— begin —

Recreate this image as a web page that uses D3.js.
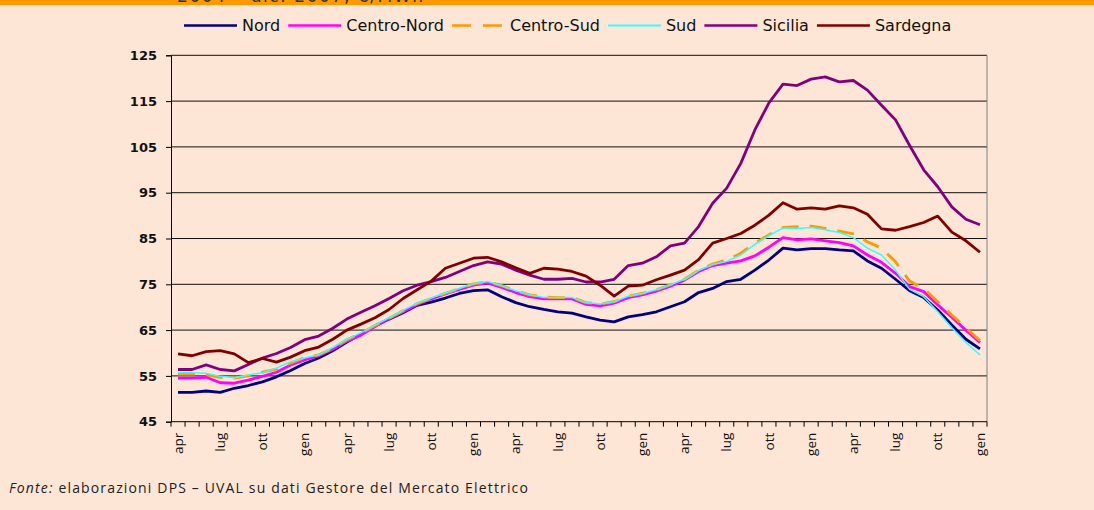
<!DOCTYPE html>
<html lang="it">
<head>
<meta charset="utf-8">
<title>Prezzi zonali</title>
<script src="https://cdn.jsdelivr.net/npm/d3@7"></script>
<style>
  body { margin: 0; background: #fde6d5; }
  svg { display: block; }
  .ytick text { font: bold 13px "DejaVu Sans", sans-serif; fill: #111; }
  .xlab { font: 13.5px "Open Sans", sans-serif; fill: #111; }
  .legend text { font: 16px "DejaVu Sans", sans-serif; fill: #111; }
</style>
</head>
<body>
<div id="chart"></div>
<script>
var width = 1094,
    height = 510;

// one entry per month, apr (first year) .. gen (last year)
var months = ["apr","mag","giu","lug","ago","set","ott","nov","dic","gen","feb","mar",
              "apr","mag","giu","lug","ago","set","ott","nov","dic","gen","feb","mar",
              "apr","mag","giu","lug","ago","set","ott","nov","dic","gen","feb","mar",
              "apr","mag","giu","lug","ago","set","ott","nov","dic","gen","feb","mar",
              "apr","mag","giu","lug","ago","set","ott","nov","dic","gen"];

var yTicks = [45, 55, 65, 75, 85, 95, 105, 115, 125];

var nord = [51.4, 51.4, 51.7, 51.4, 52.3, 52.9, 53.7, 54.8, 56.2, 57.7, 58.9, 60.5, 62.4, 64.1, 65.9, 67.4, 68.8, 70.4, 71.1, 72.0,
            73.0, 73.6, 73.8, 72.3, 71.0, 70.1, 69.5, 69.0, 68.7, 67.9, 67.2, 66.8, 67.9, 68.4, 69.0, 70.1,
            71.2, 73.2, 74.1, 75.6, 76.1, 78.1, 80.3, 82.9, 82.5, 82.8, 82.8, 82.5, 82.3, 80.1, 78.5, 76.1, 73.6, 72.1, 69.4, 66.1, 63.0, 60.9];
var centroNord = [54.5, 54.5, 54.7, 53.5, 53.4, 54.1, 54.9, 55.8, 57.4, 58.5, 59.4, 60.8, 62.6, 63.9, 65.8, 67.5, 69.0, 70.6, 71.8, 72.9,
            73.9, 74.8, 75.3, 74.3, 73.2, 72.3, 71.8, 71.8, 71.8, 70.6, 70.3, 70.9, 72.1, 72.7, 73.5, 74.6,
            75.9, 77.8, 79.1, 79.6, 80.1, 81.2, 83.1, 85.2, 84.7, 84.9, 84.5, 84.1, 83.4, 81.4, 79.8, 77.4, 74.5, 73.4, 70.5, 67.8, 65.0, 62.3];
var centroSud = [55.4, 55.4, 55.3, 54.7, 54.5, 55.0, 55.8, 56.5, 57.8, 59.0, 59.6, 61.0, 62.9, 64.3, 66.0, 67.6, 69.2, 70.8, 71.9, 73.0,
            74.1, 75.1, 75.6, 74.7, 73.6, 72.7, 72.2, 72.1, 72.1, 71.0, 70.7, 71.2, 72.4, 73.0, 73.8, 74.9,
            76.1, 78.1, 79.4, 80.3, 81.8, 84.0, 85.8, 87.4, 87.6, 87.7, 87.2, 86.6, 86.0, 84.3, 82.9, 79.9, 75.7, 74.1, 71.2, 68.3, 65.5, 62.7];
var sud = [55.7, 55.7, 55.6, 54.9, 54.6, 55.2, 55.7, 56.7, 58.1, 58.9, 59.6, 61.2, 63.0, 64.4, 66.1, 67.7, 69.3, 70.9, 72.0, 73.1,
            74.1, 75.1, 75.6, 74.7, 73.6, 72.7, 72.1, 72.1, 72.1, 71.0, 70.7, 71.2, 72.4, 73.0, 73.8, 74.9,
            76.1, 78.0, 79.3, 80.0, 81.4, 83.7, 85.6, 87.3, 87.2, 87.4, 86.9, 86.3, 85.2, 82.9, 81.4, 78.1, 73.9, 72.3, 69.0, 65.5, 62.3, 59.6];
var sicilia = [56.4, 56.4, 57.4, 56.4, 56.1, 57.5, 58.9, 59.9, 61.2, 62.9, 63.7, 65.4, 67.4, 68.9, 70.3, 71.9, 73.6, 74.8, 75.6, 76.5,
            77.8, 79.1, 79.9, 79.4, 78.1, 77.0, 76.1, 76.1, 76.3, 75.5, 75.5, 76.1, 79.1, 79.6, 81.0, 83.4,
            84.0, 87.6, 92.7, 96.0, 101.4, 108.7, 114.6, 118.7, 118.4, 119.8, 120.3, 119.2, 119.5, 117.4, 114.1, 110.9, 105.3, 100.0, 96.3, 91.9, 89.2, 88.0];
var sardegna = [59.8, 59.4, 60.3, 60.5, 59.8, 57.9, 58.8, 58.0, 59.1, 60.5, 61.3, 63.0, 65.0, 66.3, 67.7, 69.5, 71.9, 73.8, 75.7, 78.5,
            79.6, 80.7, 80.9, 79.9, 78.6, 77.4, 78.5, 78.3, 77.8, 76.8, 74.8, 72.4, 74.6, 74.8, 76.0, 77.0,
            78.1, 80.4, 84.0, 85.0, 86.1, 87.9, 90.1, 92.8, 91.4, 91.7, 91.4, 92.1, 91.7, 90.3, 87.1, 86.8, 87.6, 88.5, 89.9, 86.4, 84.5, 82.0];

var series = [
  {name: "Nord",        values: nord,       color: "#000080", w: 2.8},
  {name: "Centro-Nord", values: centroNord, color: "#ff00ff", w: 2.8},
  {name: "Centro-Sud",  values: centroSud,  color: "#ff9900", w: 2.8, dash: "17,11"},
  {name: "Sud",         values: sud,        color: "#33ffff", w: 1.5},
  {name: "Sicilia",     values: sicilia,    color: "#800080", w: 2.8},
  {name: "Sardegna",    values: sardegna,   color: "#800000", w: 2.8}
];

var plotL = 171, plotR = 987, plotT = 55.3, plotB = 421.7;

var svg = d3.select("#chart").append("svg")
    .attr("width", width)
    .attr("height", height);

// orange band and the clipped title above the chart
svg.append("rect").attr("x", 0).attr("y", 0).attr("width", width).attr("height", 5).attr("fill", "#ff9900");
svg.append("text")
    .attr("x", 177).attr("y", 1.5)
    .attr("textLength", 246)
    .style("font", "17px 'DejaVu Sans', sans-serif")
    .style("fill", "#333")
    .text("2004 – dic. 2007, €/MWh");

var x = d3.scaleBand()
    .domain(d3.range(months.length))
    .range([plotL, plotR])
    .padding(0);

var y = d3.scaleLinear()
    .domain([45, 125])
    .range([plotB, plotT]);

var cx = function(i) { return x(i) + x.bandwidth() / 2; };

// gridlines
svg.append("g")
  .selectAll("line")
  .data(yTicks.slice(1))
  .enter().append("line")
    .attr("x1", plotL).attr("x2", plotR)
    .attr("y1", function(d) { return y(d); })
    .attr("y2", function(d) { return y(d); })
    .attr("stroke", "#111")
    .attr("stroke-width", 1);

// right border of plot area
svg.append("line")
    .attr("x1", plotR).attr("x2", plotR)
    .attr("y1", plotT).attr("y2", plotB)
    .attr("stroke", "#808080");

// y axis
var yAxis = svg.append("g")
    .attr("class", "ytick")
    .attr("transform", "translate(" + plotL + ",0)")
    .call(d3.axisLeft(y).tickValues(yTicks).tickSize(5).tickPadding(9));
yAxis.select(".domain").attr("stroke", "#000");
yAxis.selectAll(".tick line").attr("stroke", "#000");

// x axis: line, ticks on category boundaries, labels every 3 months
svg.append("line")
    .attr("x1", plotL).attr("x2", plotR)
    .attr("y1", plotB).attr("y2", plotB)
    .attr("stroke", "#000");

svg.append("g")
  .selectAll("line")
  .data(d3.range(months.length + 1))
  .enter().append("line")
    .attr("x1", function(i) { return i < months.length ? x(i) : plotR; })
    .attr("x2", function(i) { return i < months.length ? x(i) : plotR; })
    .attr("y1", plotB).attr("y2", plotB + 5)
    .attr("stroke", "#000");

svg.append("g")
  .selectAll("text")
  .data(months.map(function(m, i) { return {m: m, i: i}; }).filter(function(d) { return d.i % 3 === 0; }))
  .enter().append("text")
    .attr("class", "xlab")
    .attr("text-anchor", "end")
    .attr("dy", "0.35em")
    .attr("transform", function(d) { return "translate(" + cx(d.i) + "," + (plotB + 11) + ") rotate(-90)"; })
    .text(function(d) { return d.m; });

// series
var line = d3.line()
    .x(function(d, i) { return cx(i); })
    .y(function(d) { return y(d); });

svg.append("g")
  .selectAll("path")
  .data(series)
  .enter().append("path")
    .attr("d", function(s) { return line(s.values); })
    .attr("fill", "none")
    .attr("stroke", function(s) { return s.color; })
    .attr("stroke-width", function(s) { return s.w; })
    .attr("stroke-dasharray", function(s) { return s.dash || null; })
    .attr("stroke-linejoin", "round");

// legend
var legend = svg.append("g").attr("class", "legend");
var lx = 184;
series.forEach(function(s) {
  legend.append("line")
      .attr("x1", lx).attr("x2", lx + 53)
      .attr("y1", 25.5).attr("y2", 25.5)
      .attr("stroke", s.color)
      .attr("stroke-width", s.w > 2 ? 2.5 : 2)
      .attr("stroke-dasharray", s.dash ? "19,12" : null);
  var t = legend.append("text")
      .attr("x", lx + 58).attr("y", 31)
      .text(s.name);
  lx = lx + 58 + t.node().getComputedTextLength() + 8;
});

// source note
var note = svg.append("text")
    .attr("x", 9).attr("y", 493)
    .style("font", "14px 'Open Sans', sans-serif")
    .style("letter-spacing", "1.15px")
    .style("fill", "#222");
note.append("tspan").style("font-style", "italic").text("Fonte:");
note.append("tspan").text(" elaborazioni DPS – UVAL su dati Gestore del Mercato Elettrico");
</script>
</body>
</html>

— end —

EXERCISE DETAILS: Leave out the pictures and restate, word for word, the lines from the top of the data through the line containing "height = 510;", both included.

IN RESPONSE:
Recreate this image as a web page that uses D3.js.
<!DOCTYPE html>
<html lang="it">
<head>
<meta charset="utf-8">
<title>Prezzi zonali</title>
<script src="https://cdn.jsdelivr.net/npm/d3@7"></script>
<style>
  body { margin: 0; background: #fde6d5; }
  svg { display: block; }
  .ytick text { font: bold 13px "DejaVu Sans", sans-serif; fill: #111; }
  .xlab { font: 13.5px "Open Sans", sans-serif; fill: #111; }
  .legend text { font: 16px "DejaVu Sans", sans-serif; fill: #111; }
</style>
</head>
<body>
<div id="chart"></div>
<script>
var width = 1094,
    height = 510;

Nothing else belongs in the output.